[Dataset entries]
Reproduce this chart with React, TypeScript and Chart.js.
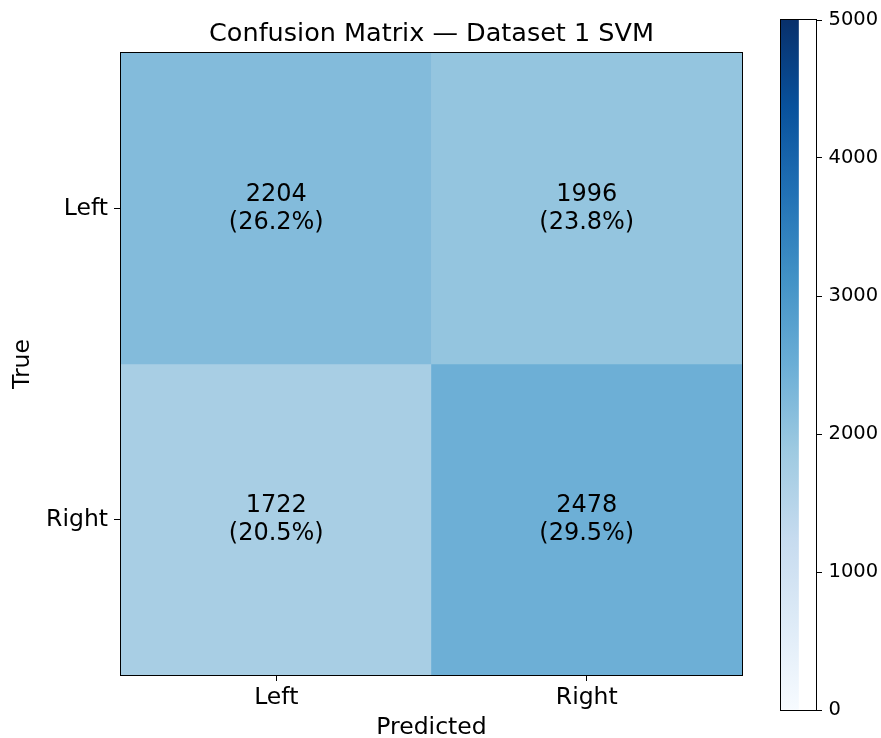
import React, { useEffect, useRef } from 'react';
import { Chart, registerables } from 'chart.js';

Chart.register(...registerables);

const TITLE = 'Confusion Matrix — Dataset 1 SVM';
const predictedLabels = ['Left', 'Right'];
const trueLabels = ['Left', 'Right'];
const rowTrueLeft = [2204, 1996];
const rowTrueRight = [1722, 2478];
const colorbarTicks = [0, 1000, 2000, 3000, 4000, 5000];
const vmin = 0;
const vmax = 5000;

// matplotlib "Blues" colormap anchor colours
const BLUES = ['#f7fbff', '#deebf7', '#c6dbef', '#9ecae1', '#6baed6', '#4292c6', '#2171b5', '#08519c', '#08306b'];

const FONT = "'DejaVu Sans', sans-serif";

function hexToRgb(h: string) {
  const n = parseInt(h.slice(1), 16);
  return [(n >> 16) & 255, (n >> 8) & 255, n & 255];
}

function blues(t: number) {
  const c = Math.max(0, Math.min(1, t)) * (BLUES.length - 1);
  const i = Math.min(Math.floor(c), BLUES.length - 2);
  const f = c - i;
  const a = hexToRgb(BLUES[i]);
  const b = hexToRgb(BLUES[i + 1]);
  const r = a.map((v, k) => Math.round(v + (b[k] - v) * f));
  return `rgb(${r[0]},${r[1]},${r[2]})`;
}

const frame = {
  id: 'frame',
  afterDatasetsDraw(chart: any) {
    const { ctx, chartArea: a } = chart;
    ctx.save();
    ctx.strokeStyle = '#000';
    ctx.lineWidth = 1;
    ctx.strokeRect(Math.round(a.left) - 0.5, Math.round(a.top) - 0.5, Math.round(a.right - a.left) + 1, Math.round(a.bottom - a.top) + 1);
    ctx.restore();
  },
};

const annotate = {
  id: 'annotate',
  afterDatasetsDraw(chart: any) {
    const { ctx } = chart;
    const rows = chart.data.datasets.map((d: any) => d.counts as number[]);
    const total = rows.reduce((s: number, r: number[]) => s + r.reduce((a, b) => a + b, 0), 0);
    ctx.save();
    ctx.fillStyle = '#000';
    ctx.font = `24px ${FONT}`;
    ctx.textAlign = 'center';
    ctx.textBaseline = 'middle';
    chart.data.datasets.forEach((ds: any, di: number) => {
      const meta = chart.getDatasetMeta(di);
      meta.data.forEach((el: any, i: number) => {
        const v = ds.counts[i];
        const cx = el.x;
        const cy = (el.y + el.base) / 2;
        ctx.fillText(String(v), cx, cy - 14);
        ctx.fillText(`(${((v / total) * 100).toFixed(1)}%)`, cx, cy + 14);
      });
    });
    ctx.restore();
  },
};

function MatrixChart() {
  const ref = useRef<HTMLCanvasElement>(null);
  useEffect(() => {
    const rows = [rowTrueLeft, rowTrueRight];
    const chart = new Chart(ref.current as HTMLCanvasElement, {
      type: 'bar',
      data: {
        labels: predictedLabels,
        datasets: rows.map((row, r) => ({
          label: trueLabels[r],
          counts: row,
          data: row.map(() => [r - 0.5, r + 0.5]),
          backgroundColor: row.map((v) => blues((v - vmin) / (vmax - vmin))),
          borderWidth: 0,
          barPercentage: 1,
          categoryPercentage: 1,
          grouped: false,
        })) as any,
      },
      options: {
        animation: false,
        responsive: false,
        maintainAspectRatio: false,
        layout: { padding: { left: 0, right: 139, top: 0, bottom: 0 } },
        plugins: {
          legend: { display: false },
          tooltip: { enabled: false },
          title: {
            display: true,
            text: TITLE,
            fullSize: false,
            color: '#000',
            font: { family: FONT, size: 25.5, weight: 'normal', lineHeight: 1.2 },
            padding: { top: 19, bottom: 3.4 },
          },
        },
        scales: {
          x: {
            type: 'category',
            offset: true,
            grid: { offset: false, drawOnChartArea: false, drawTicks: true, tickLength: 6, color: '#000' },
            border: { display: false },
            ticks: { color: '#000', padding: 3, font: { family: FONT, size: 23.5, lineHeight: 1.2 } },
            title: {
              display: true,
              text: 'Predicted',
              color: '#000',
              padding: 0,
              font: { family: FONT, size: 23.5, lineHeight: 20 / 23.5 },
            },
            afterFit: (s: any) => { s.height = 63; },
          },
          y: {
            type: 'linear',
            min: -0.5,
            max: 1.5,
            reverse: true,
            afterBuildTicks: (s: any) => { s.ticks = trueLabels.map((_, i) => ({ value: i })); },
            grid: { drawOnChartArea: false, drawTicks: true, tickLength: 7, color: '#000' },
            border: { display: false },
            ticks: {
              color: '#000',
              padding: 6,
              font: { family: FONT, size: 23.5, lineHeight: 1.2 },
              callback: (v: any) => trueLabels[Number(v)] ?? '',
            },
            title: {
              display: true,
              text: 'True',
              color: '#000',
              padding: { top: 8.4, bottom: 0 },
              font: { family: FONT, size: 23.5, lineHeight: 1.2 },
            },
            afterFit: (s: any) => { s.width = 121; },
          },
        },
      } as any,
      plugins: [annotate, frame],
    });
    return () => chart.destroy();
  }, []);
  return <canvas ref={ref} width={881} height={738} style={{ position: 'absolute', left: 0, top: 0, width: 881, height: 738 }} />;
}

function ColorbarChart() {
  const ref = useRef<HTMLCanvasElement>(null);
  useEffect(() => {
    const chart = new Chart(ref.current as HTMLCanvasElement, {
      type: 'bar',
      data: {
        labels: [''],
        datasets: [
          {
            data: [[vmin, vmax]],
            borderWidth: 0,
            barPercentage: 1,
            categoryPercentage: 1,
            backgroundColor: (c: any) => {
              const a = c.chart.chartArea;
              if (!a) return BLUES[4];
              const g = c.chart.ctx.createLinearGradient(0, a.bottom, 0, a.top);
              BLUES.forEach((col, i) => g.addColorStop(i / (BLUES.length - 1), col));
              return g;
            },
          },
        ] as any,
      },
      options: {
        animation: false,
        responsive: false,
        maintainAspectRatio: false,
        layout: { padding: { left: 21, right: 0, top: 20, bottom: 28 } },
        plugins: { legend: { display: false }, tooltip: { enabled: false }, title: { display: false } },
        scales: {
          x: { display: false, offset: false },
          y: {
            type: 'linear',
            position: 'right',
            min: vmin,
            max: vmax,
            afterBuildTicks: (s: any) => { s.ticks = colorbarTicks.map((v) => ({ value: v })); },
            grid: { drawOnChartArea: false, drawTicks: true, tickLength: 6, color: '#000' },
            border: { display: false },
            ticks: {
              color: '#000',
              padding: 6.5,
              font: { family: FONT, size: 19.5 },
              callback: (v: any) => String(v),
            },
            afterFit: (s: any) => { s.width = 65; },
          },
        },
      } as any,
      plugins: [frame],
    });
    return () => chart.destroy();
  }, []);
  return <canvas ref={ref} width={121} height={738} style={{ position: 'absolute', left: 760, top: 0, width: 121, height: 738 }} />;
}

export default function App() {
  return (
    <div style={{ position: 'fixed', left: 0, top: 0, width: 881, height: 738, background: '#fff', overflow: 'hidden' }}>
      <MatrixChart />
      <ColorbarChart />
    </div>
  );
}
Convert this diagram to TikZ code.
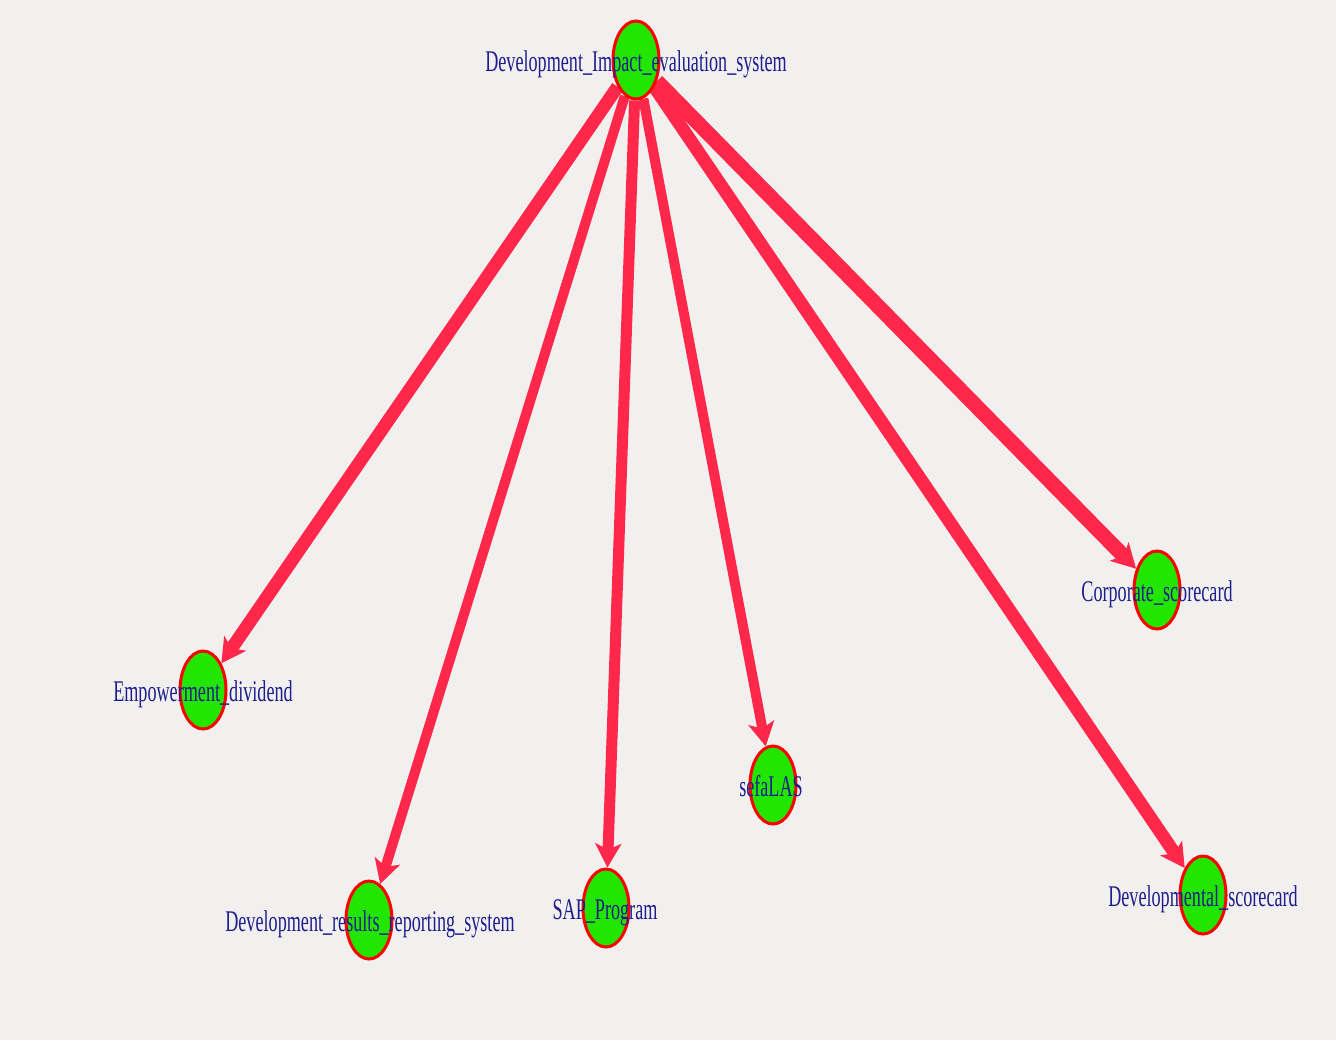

Brief: Lines that include the word "React" are to be extracted from the data above.

Response to the exercise:
Reproduce this chart with React, TypeScript and Chart.js.
import React, { useEffect, useRef } from 'react';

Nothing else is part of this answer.